Sharding: partition shared data structures so different threads access different shards.
Backoff and rate limiting: exponential backoff for retries to smooth bursts.
Locality-aware algorithms: move computation toward data; use work stealing with affinity.

3) Routing and Network Design

Adaptive routing: choose alternate minimal/non-minimal paths around congested regions.
Path diversity and topologies: fat-trees/Clos and higher-radix routers offer more bisection and alternative routes.
Virtual channels (VCs): reduce head-of-line blocking by separating traffic classes and providing escape paths.
Load-balanced spraying: distribute flows across multiple equal-cost paths to avoid concentrating packets.
Deflection/valiant routing: intentionally randomize intermediate waypoints to spread load when congestion rises.

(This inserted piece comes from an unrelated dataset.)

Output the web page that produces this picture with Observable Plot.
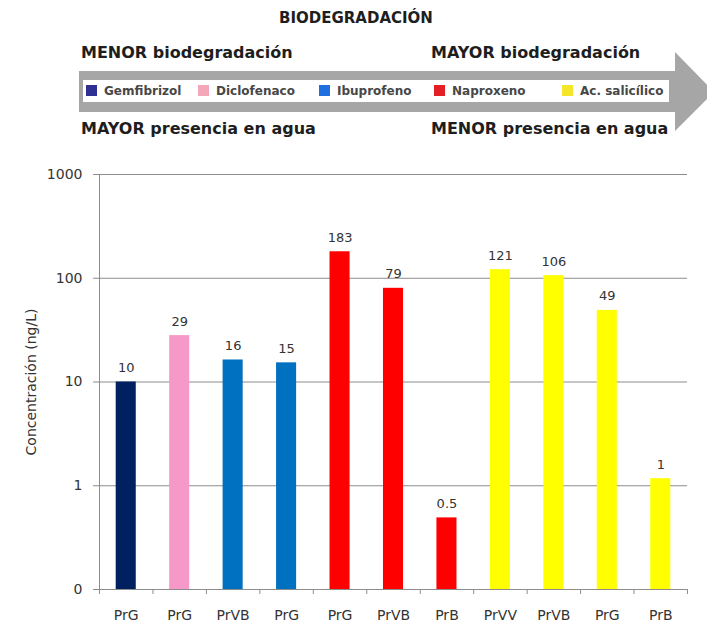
<!DOCTYPE html>
<html>
<head>
<meta charset="utf-8">
<script src="https://cdn.jsdelivr.net/npm/d3@7"></script>
<script src="https://cdn.jsdelivr.net/npm/@observablehq/plot@0.6"></script>
<style>
  html, body { margin: 0; padding: 0; background: #fff; }
  #wrap { width: 707px; }
  #header { position: relative; width: 707px; height: 160px; font-family: "DejaVu Sans", sans-serif; color: #1e1e1e; }
  #header svg { position: absolute; left: 0; top: 0; }
  .ht { position: absolute; font-weight: 700; white-space: nowrap; }
  #legend { position: absolute; left: 83px; top: 80px; width: 586px; height: 22px; background: #fff; }
  .li { position: absolute; top: 5px; font-size: 12px; font-weight: 700; color: #474747; white-space: nowrap; line-height: 12px; }
  .sw { display: inline-block; width: 11px; height: 11px; vertical-align: top; margin-right: 7px; }
</style>
</head>
<body>
<div id="wrap">
  <div id="header">
    <svg width="707" height="160">
      <polygon points="79,71 675,71 675,52 714,92 675,131 675,112 79,112" fill="#a6a6a6"></polygon>
    </svg>
    <div class="ht" id="title" style="left:279px;top:11px;font-size:15px;line-height:15px;"></div>
    <div class="ht" id="tl" style="left:81px;top:45px;font-size:16px;line-height:16px;"></div>
    <div class="ht" id="tr" style="left:431px;top:45px;font-size:16px;line-height:16px;"></div>
    <div class="ht" id="bl" style="left:81px;top:121px;font-size:16px;line-height:16px;"></div>
    <div class="ht" id="br" style="left:431px;top:121px;font-size:16px;line-height:16px;"></div>
    <div id="legend"></div>
  </div>
  <div id="chart"></div>
</div>
<script>
// ---- data ----
const headerTitle = "BIODEGRADACIÓN";
const headerTexts = ["MENOR biodegradación", "MAYOR biodegradación", "MAYOR presencia en agua", "MENOR presencia en agua"];
const compoundNames = ["Gemfibrizol", "Diclofenaco", "Ibuprofeno", "Naproxeno", "Ac. salicílico"];
const sites = ["PrG", "PrG", "PrVB", "PrG", "PrG", "PrVB", "PrB", "PrVV", "PrVB", "PrG", "PrB"];
const barCompound = ["Gemfibrizol", "Diclofenaco", "Ibuprofeno", "Ibuprofeno", "Naproxeno", "Naproxeno", "Naproxeno", "Ac. salicílico", "Ac. salicílico", "Ac. salicílico", "Ac. salicílico"];
const values = [10, 28, 16.3, 15.3, 180, 80, 0.49, 121, 106, 49, 1.17];
const valueLabels = ["10", "29", "16", "15", "183", "79", "0.5", "121", "106", "49", "1"];
const yTicks = [0.1, 1, 10, 100, 1000];
const yTickLabels = ["0", "1", "10", "100", "1000"];
const yTitle = "Concentración (ng/L)";

// ---- styling ----
const barColors = ["#002060", "#f799c8", "#0070c0", "#ff0000", "#ffff00"];
const legendColors = ["#2e3192", "#f4a7b9", "#1f6fe0", "#e31e24", "#f5e62a"];
const legendLeft = [3, 115, 236, 351, 479];

// ---- header ----
document.getElementById("title").textContent = headerTitle;
["tl", "tr", "bl", "br"].forEach((id, i) => document.getElementById(id).textContent = headerTexts[i]);
const legend = document.getElementById("legend");
compoundNames.forEach((name, i) => {
  const item = document.createElement("div");
  item.className = "li";
  item.style.left = legendLeft[i] + "px";
  const sw = document.createElement("span");
  sw.className = "sw";
  sw.style.background = legendColors[i];
  item.appendChild(sw);
  item.appendChild(document.createTextNode(name));
  legend.appendChild(item);
});

// ---- chart ----
const data = sites.map((s, i) => ({i, site: s, compound: barCompound[i], value: values[i], label: valueLabels[i]}));
const grey = "#8c8c8c";

const chart = Plot.plot({
  width: 707,
  height: 468,
  marginTop: 14,
  marginBottom: 39,
  marginLeft: 99,
  marginRight: 20,
  style: {fontFamily: "'DejaVu Sans', sans-serif", fontSize: "14px", color: "#333", background: "#fff"},
  x: {type: "linear", domain: [0, sites.length], axis: null},
  y: {type: "log", domain: [yTicks[0], yTicks[yTicks.length - 1]], axis: null},
  color: {domain: compoundNames, range: barColors},
  marks: [
    Plot.ruleY(yTicks, {stroke: grey, strokeWidth: 1}),
    Plot.ruleX([0], {stroke: grey}),
    Plot.axisY({ticks: yTicks, tickFormat: (d) => yTickLabels[yTicks.indexOf(d)], tickSize: 6, tickPadding: 11, stroke: grey, fontSize: 14,
      label: yTitle, labelAnchor: "center", labelArrow: "none", labelOffset: 73}),
    Plot.axisX({ticks: d3.range(sites.length + 1), tickSize: 5, tickFormat: () => "", stroke: grey, label: null}),
    Plot.axisX({ticks: sites.map((_, i) => i + 0.5), tickSize: 0, tickPadding: 21, fontSize: 14, tickFormat: (d) => sites[Math.floor(d)], label: null}),
    Plot.rectY(data, {x1: "i", x2: (d) => d.i + 1, y1: yTicks[0], y2: "value", fill: "compound", insetLeft: 16.7, insetRight: 16.7}),
    Plot.text(data, {x: (d) => d.i + 0.5, y: "value", text: "label", dy: -10, lineAnchor: "bottom", fontSize: 13, fill: "#333"})
  ]
});
document.getElementById("chart").appendChild(chart);
</script>
</body>
</html>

4) Congestion Control and QoS

Admission control: throttle injection at sources based on congestion feedback.
ECN/credit-based flow control: early signaling to slow senders and prevent buffer overflows.
Priority and isolation: separate latency-sensitive traffic from bulk flows to limit interference.

5) Architectural Supports

Request combining: combine multiple requests for the same cache line or address (combining networks) to reduce duplicates.
Caching home/directory metadata: reduce repeated trips to a single directory controller.
More banks/controllers: increase memory and directory parallelism to dilute hot-spot pressure.

Key Takeaways for Exams

Definition: a hot-spot is a localized overload where many requests target a single resource, causing network-wide congestion.
Causes: skewed access, poor mapping, limited routes, coherence traffic concentration.
Effects: high latency, early saturation, unfairness, head-of-line blocking.
Fixes: better mapping/replication, scalable synchronization, adaptive routing/VCs, congestion control, and architectural scaling.

Short Summary

The hot-spot problem in interconnection networks is a performance bottleneck created by unbalanced, many-to-one traffic. It leads to congestion and degraded throughput. Preventing and mitigating hot-spots requires a mix of software techniques (sharding, scalable locks), data placement (hashing, interleaving, replication), and network features (adaptive routing, virtual channels, congestion control).